What goes into this curry:
1 cup dried chickpeas soaked overnight (serves 2)
1 red bell pepper
1 heaped tsp fresh root ginger, crushed
2 medium-size tomatoes
1 cup fresh spinach
1/2 tsp cumin powder
1/2 tsp coriander powder
1 tsp curry powder (hot or mild according to your preference)
About 1/2 tsp turmeric
1/4 tsp black pepper
1/4 tsp garam masala
1/2 tsp smoked paprika
2 Tbsp Olive oil
Salt to taste
Fresh coriander leaves for garnishing
How to make it:
Step 1: Soak dried chickpeas overnight with plenty of water as they swell up. They should be soaked for a good 8-12 hours at least. Boil them with some water, about 3 cups of water for 1 cup of chickpeas and a small amount of salt or without salt, if you prefer. Remember the water will evaporate as you boil for long.
It will take somewhere between 1 - 1.5 hours for the chickpeas to turn soft. You can do it quicker if you've got a pressure cooker, which is what I use and I do it in 10 minutes - 5 minutes on heat and another 5 minutes with the heat turned off but leaving the pressure in the cooker. After 10 minutes, they are soft and ready. If you are using this method, then the amount of water required will be less, about 2 cups of water for 1 cup of chickpeas. If you do not have a pressure cooker but you have a slow cooker, you could try it there too. Keep boiled chickpeas aside.
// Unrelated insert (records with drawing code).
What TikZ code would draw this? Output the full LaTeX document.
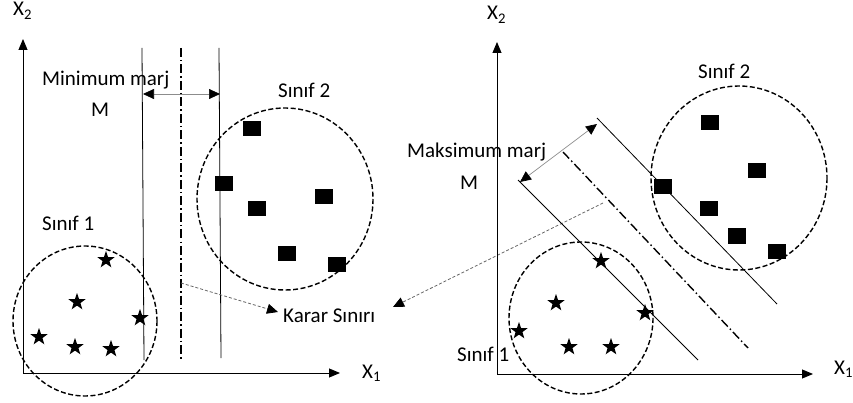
\documentclass[tikz,border=0pt]{standalone}
\usepackage{fontspec}
\setmainfont{Carlito}
\usetikzlibrary{arrows.meta,shapes.geometric}
\begin{document}
\begin{tikzpicture}[x=1pt,y=-1pt,
  lbl/.style={font=\fontsize{21}{25}\selectfont, inner sep=0pt, anchor=base west},
  axis/.style={line width=0.9pt,-{Triangle[length=11pt,width=9pt]}},
  cls/.style={line width=1.4pt, dash pattern=on 5pt off 2.5pt},
  margin/.style={line width=0.8pt},
  boundary/.style={line width=1.4pt, dash pattern=on 9pt off 3pt on 1.5pt off 3pt},
  marr/.style={black!45, line width=0.7pt, {Triangle[length=11pt,width=10pt,black]}-{Triangle[length=11pt,width=10pt,black]}},
  darr/.style={black!60, line width=0.8pt, dash pattern=on 3pt off 2pt, -{Triangle[length=11pt,width=10pt,black]}},
  starpt/.style={star, star points=5, star point ratio=2.5, fill=black, minimum size=18pt, inner sep=0pt},
  sq/.style={fill=black, minimum width=18pt, minimum height=15pt, inner sep=0pt}
]
\useasboundingbox (0,0) rectangle (853,403);

% ---------- Left panel ----------
\coordinate (lo) at (23,373);
\coordinate (ly) at (23,39);
\coordinate (lx) at (340,373);
\draw[axis] (lo) -- (ly);
\draw[axis] (lo) -- (lx);
\node[lbl] (lX2) at (13,16) {X\textsubscript{2}};
\node[lbl] (lX1) at (362,378) {X\textsubscript{1}};

\draw[cls] (285,199) ellipse [x radius=88, y radius=91];
\draw[cls] (85,321) ellipse [x radius=72, y radius=75];

\coordinate (la1) at (142,48); \coordinate (la2) at (144,360);
\coordinate (lb1) at (181,48); \coordinate (lb2) at (181,360);
\coordinate (lc1) at (219,48); \coordinate (lc2) at (221,358);
\draw[margin] (la1) -- (la2);
\draw[boundary] (lb1) -- (lb2);
\draw[margin] (lc1) -- (lc2);
\coordinate (lm1) at (143,94); \coordinate (lm2) at (220,94);
\draw[marr] (lm1) -- (lm2);

\node[lbl] (lmin) at (42,86) {Minimum marj};
\node[lbl] (lM) at (91,117) {M};
\node[lbl] (lS2) at (278,98) {Sınıf 2};
\node[lbl] (lS1) at (42,231) {Sınıf 1};

\node[sq] (lq1) at (252,129) {};
\node[sq] (lq2) at (224,184) {};
\node[sq] (lq3) at (257,209) {};
\node[sq] (lq4) at (324,197) {};
\node[sq] (lq5) at (287,253) {};
\node[sq] (lq6) at (337,264) {};

\node[starpt] (ls1) at (106,260) {};
\node[starpt] (ls2) at (77,302) {};
\node[starpt] (ls3) at (140,318) {};
\node[starpt] (ls4) at (39,337) {};
\node[starpt] (ls5) at (75,347) {};
\node[starpt] (ls6) at (111,349) {};

\node[lbl] (karar) at (283,322) {Karar Sınırı};
\coordinate (kl) at (181,283);
\coordinate (klend) at (278,312);
\draw[darr] (kl) -- (klend);
\coordinate (kr) at (603,203);
\coordinate (krend) at (393,307);
\draw[darr] (kr) -- (krend);

% ---------- Right panel ----------
\coordinate (ro) at (497,374);
\coordinate (ry) at (497,42);
\coordinate (rx) at (813,374);
\draw[axis] (ro) -- (ry);
\draw[axis] (ro) -- (rx);
\node[lbl] (rX2) at (487,20) {X\textsubscript{2}};
\node[lbl] (rX1) at (834,374) {X\textsubscript{1}};

\draw[cls] (739,178) ellipse [x radius=88, y radius=92];
\draw[cls] (581,318) ellipse [x radius=72, y radius=76];

\coordinate (ra1) at (597,118); \coordinate (ra2) at (777,304);
\coordinate (rb1) at (563,152); \coordinate (rb2) at (748,348);
\coordinate (rc1) at (518,180); \coordinate (rc2) at (698,360);
\draw[margin] (ra1) -- (ra2);
\draw[boundary] (rb1) -- (rb2);
\draw[margin] (rc1) -- (rc2);
\coordinate (rm1) at (520,182); \coordinate (rm2) at (597,124);
\draw[marr] (rm1) -- (rm2);

\node[lbl] (rmax) at (407,158) {Maksimum marj};
\node[lbl] (rM) at (460,190) {M};
\node[lbl] (rS2) at (698,79) {Sınıf 2};
\node[lbl] (rS1) at (457,361) {Sınıf 1};

\node[sq] (rq1) at (710,123) {};
\node[sq] (rq2) at (757,171) {};
\node[sq] (rq3) at (663,187) {};
\node[sq] (rq4) at (709,209) {};
\node[sq] (rq5) at (737,236) {};
\node[sq] (rq6) at (777,251) {};

\node[starpt] (rs1) at (601,261) {};
\node[starpt] (rs2) at (556,303) {};
\node[starpt] (rs3) at (645,313) {};
\node[starpt] (rs4) at (519,331) {};
\node[starpt] (rs5) at (569,347) {};
\node[starpt] (rs6) at (611,347) {};
\end{tikzpicture}
\end{document}
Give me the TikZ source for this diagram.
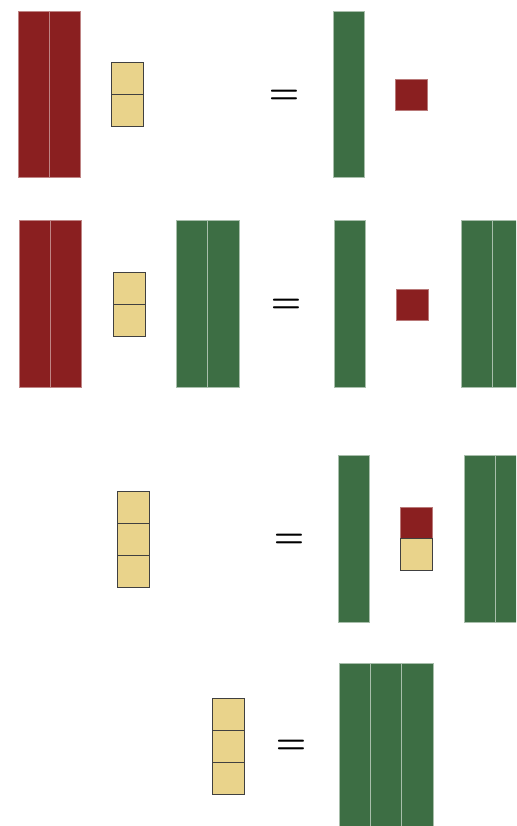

You can skip this step by using canned chickpeas if you so wish. Although I recommend using dried chickpeas.
Step 2: Let's get the veggies ready. You can do this while step 1 is going on.
Crush fresh root ginger using a mortar and pestle. If you do not have one, you can finely chop the ginger. Chop bell pepper into cubes. Finely chop tomatoes. If you are using young spinach leaves, there is nothing to be done. If you are using bigger spinach leaves, then, roughly chop them up. Finely chop coriander leaves for garnishing.
Step 3: Let's cook!
Pour oil into a saucepan, turn the heat on, add all the spices and ginger. Do not heat the oil too hot as we don't want to burn the spices. Just warm enough to infuse the goodness of the spices into the oil. Sauté on medium heat, add the chopped peppers and the chopped tomatoes. As the tomatoes start to get soft, add the boiled chickpeas, add salt to taste. Let it simmer for about 10 mins. Mash some of the chickpeas using a potato masher, just to help thicken the curry. Add the spinach in the last two minutes of cook time.
Your simple clean chickpea curry is ready!
All you've got to do now is garnish. Sprinkle the chopped coriander after the heat is off. You do not want to lose the medicinal value of coriander leaves by boiling them.
~ If you would like some sweetness in your curry, you can add a few cubes of sweet potatoes in Step 3. ~ You could also do a variation of this curry with some carrots and mushrooms. ~ If you fancy a creamy one, you can add some coconut cream.
There you go, we are now ready to serve! Enjoy it with some rice or a mix of quinoa rice as I have done or with some fresh bread. Bon appétit!